In Remembrance of...


On January 28, 1986, I was sitting in my 8th grade classroom in a small private school in South Jersey. Each class only had about 20 students but that day it was packed with three other classrooms worth of kids. Our's was the only classroom with a television and we were gathered to watch history.


NASA had come up with a program that would take an ordinary educator, teach them to be an astronaut, and have them speak to school children from space. Out of more than 11,500 applications, one high school teacher from Concord, NH was chosen as that educator: Christa McAuliffe.

McAuliffe, a Framingham, MA native, took a one-year leave of absence from her job and began training with a group of astronauts in preparation for her journey on the Space Shuttle Challenger. She would be the first teacher in space and NASA was enjoying a renewed popularity in American culture it had not experienced since Apollo 11 landed on the moon.

The program had merit and NASA was hoping to garner renewed support for it's space program; unfortunately, disaster struck. Seventy-three seconds into the launch, while the world and my small classroom of school friends watched, the Space Shuttle Challenger exploded. The entire crew of seven people, including Christa McAuliffe, were lost.

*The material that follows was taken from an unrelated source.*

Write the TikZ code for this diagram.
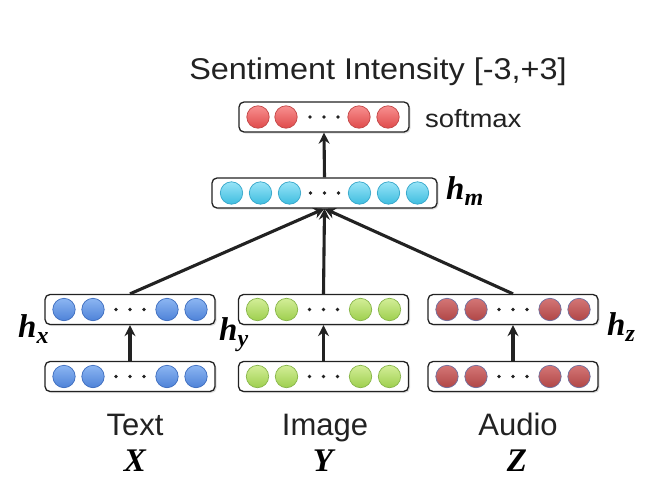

This tragedy setback space exploration immeasurably. The entire space shuttle fleet was grounded during a three-year investigation, and although funding increased significantly in the following years, the program has experienced crippling budget cuts more recently. Plans to put humans back on the moon have been repeatedly nixed and President Obama has pitched the idea of privatizing space flight.

Although most of the decisions that have held back our space program are monetary, there is a certain apprehension among those who remember the Challenger. I know that event put the concept of space flight firmly in the “professionals only” category in my mind. The average citizen will not likely take that vacation to the moon anytime soon.

In addition to McAuliffe, six other people lost their lives that day. Seven families watched their personal tragedies broadcast worldwide. Seven sets of parents lost a child and eight children lost a parent. This day was not about budgets, publicity, the future of the space program or NASA's public image. This day was about the seven members of the crew who lived a dream and took a chance.

In remembrance of:


  • Francis Richard “Dick” Scobee (b. 19 May 1939, d. 28 Jan. 1986), shuttle commander.
  • Michael John Smith (b. 30 Apr. 1945, d. 28 Jan. 1986), pilot.
  • Judith Arlene Resnik (b. 5 Apr. 1949, d. 28 Jan. 1986), mission specialist.
  • Ronald Ervin McNair (b. 21 Oct. 1950, d. 28 Jan. 1986), mission specialist.
  • Ellison Shoji Onizuka (b. 24 Jun. 1946, d. 28 Jan. 1986), mission specialist.
  • Gregory Bruce Jarvis (b. 24 Aug. 44, d. 28 Jan. 1986), payload specialist.
  • Sharon Christa McAuliffe (b. 2 Sep. 1948, d. 28 Jan. 1986), teacher.